Thailand feels the pinch of a golden week with no gold as Chinese stay home
- The week-long Chinese holiday is usually one of tourism-reliant Thailand’s peak travel periods, but for the second year in a row it’s been all but cancelled by Covid-19
- With fully vaccinated travellers able to enter from November 1 without serving quarantine, thoughts are now turning to attracting Indians celebrating Diwali
First the beer and coconut shop closed, then the traditional medicine store next door.
The seven-day holiday from October 1 to mark the founding of modern China is one of the country’s peak travel periods.

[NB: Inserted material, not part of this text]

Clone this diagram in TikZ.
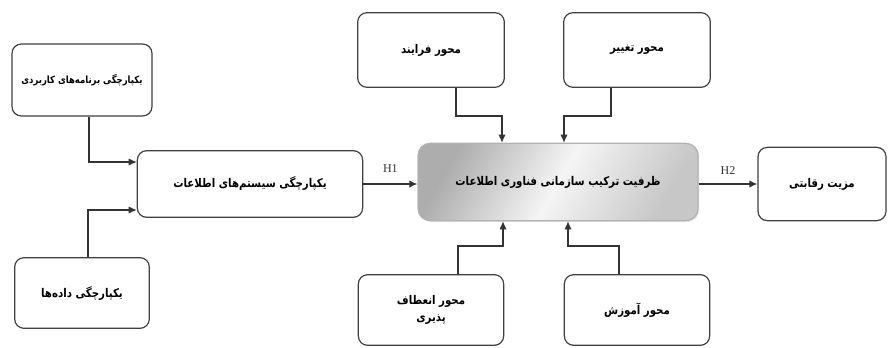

“Golden week has been virtually non-existent here for two years now,” said Sasithorn Thepnimit, who runs one of the last two restaurants still open, a shelf packed with unsold “Luzhou” baiju behind her.
“Ninety-nine per cent of my customers are Chinese. I used to have Chinese staff too, but they have gone back to the mainland so I have no one to help me do marketing for the Chinese people still living here.
“By the end of this year without customers I’ll have to close down.”
The pandemic has so far claimed about 16,600 lives and resulted in the mass shutdown of businesses including in Pattaya and the capital Bangkok. Some 3 million jobs in the tourism industry are feared lost.
The World Bank this week cut its growth forecast for Thailand to just one per cent for this year after a six per cent contraction in 2020.
As the virus caseload drops to 10,000 a day, authorities are relaxing restrictions and hoping to reopen Thailand to vaccinated visitors from November with limited or no quarantine.
But as China shows no sign of easing its own tough quarantine rules for returning nationals, the economic woes of Pattaya – Thailand’s main tourist market – are expected to continue until next year. A quarter of the nearly 40 million tourists who visited the Southeast Asian nation annually before the pandemic were Chinese.
Thailand welcomed about 825,000 visitors from mainland China during 2019’s golden week, according to the Tourism Authority of Thailand. Officials said fewer than 80,000 travellers in total entered the kingdom in the first six months of this year.
In pre-pandemic times, Chinese visitors packed into new malls, floating markets, restaurants and spas constructed specifically to cater to them with particular lantern-swinging fanfare attached to Chinese national holidays.
All are now empty, reliant on Thai tourists and a small number of foreign travellers.
At Asiatique, the vast Bangkok riverside shopping zone which pre-pandemic thronged with Chinese tour groups, this is the second golden week with no gold, as the bazaar remains empty and the riverside restaurants closed.
“Normally our sales during golden week are even higher than during Songkran [Thai New Year],” said Kritrada Boonyakornchanachok, owner of the Zui Hao Si snack shop, which used to sell dried fruits like durian, mango, mangosteen to Chinese tourists.
“We will try to stay afloat until the Chinese tourists return. We are sure they will come back.”
Turn to India
Two hours east of Bangkok, the resort city of Pattaya is feeling the pinch especially hard.
Its shop fronts have been peeled back by each round of the virus with whole roads lined by for-sale signs and boarded up businesses, while the bright lights of Thailand’s Sin City are off as an alcohol ban in restaurants and bars runs into its seventh month.
Some distressed hotels, restaurants and condos are being snapped up by Chinese buyers, according to local property agents.
Across from Sohotown a new barbershop owned by a Chinese investor opened this month specifically to cut the hair of the Chinese residents of Pattaya, proving some are still able to find opportunity in crisis.
“I have been here since the pandemic,” a Chinese customer from Shanghai said. “There’s good business here.”
But the trend is mainly downwards, with many Thai business owners now coming to the end of 18 months of declining income.
“Even if the tourists return, it’s impossible for Pattaya to bounce back like before because business owners have been brought to their knees,” Sasithorn said, as she forlornly packed up after an evening service with just two customers.
“A lot of them will not be able to start back up again.”
Phuket and Ko Samui, the country’s largest islands, launched tourism promotions in July, and are eagerly awaiting a nationwide reopening on November 1, when fully vaccinated travellers can enter Thailand without serving quarantine.
The kingdom is relaxing some of its entry rules on Friday, as cases fall. Travellers who are fully vaccinated need only do seven days of hotel quarantine, down from 14, while unvaccinated travellers must remain in hotel quarantine for 10 days.
“Even though it will be difficult to match the number of visitors and revenue generated by Chinese travellers, Indian tourists can help support Thailand’s tourism industry during this time,” said Somsong Sachaphimukh, vice-president of the Thai Tourism Council.
“Indian travellers have a lot of spending power and a lot of potential.”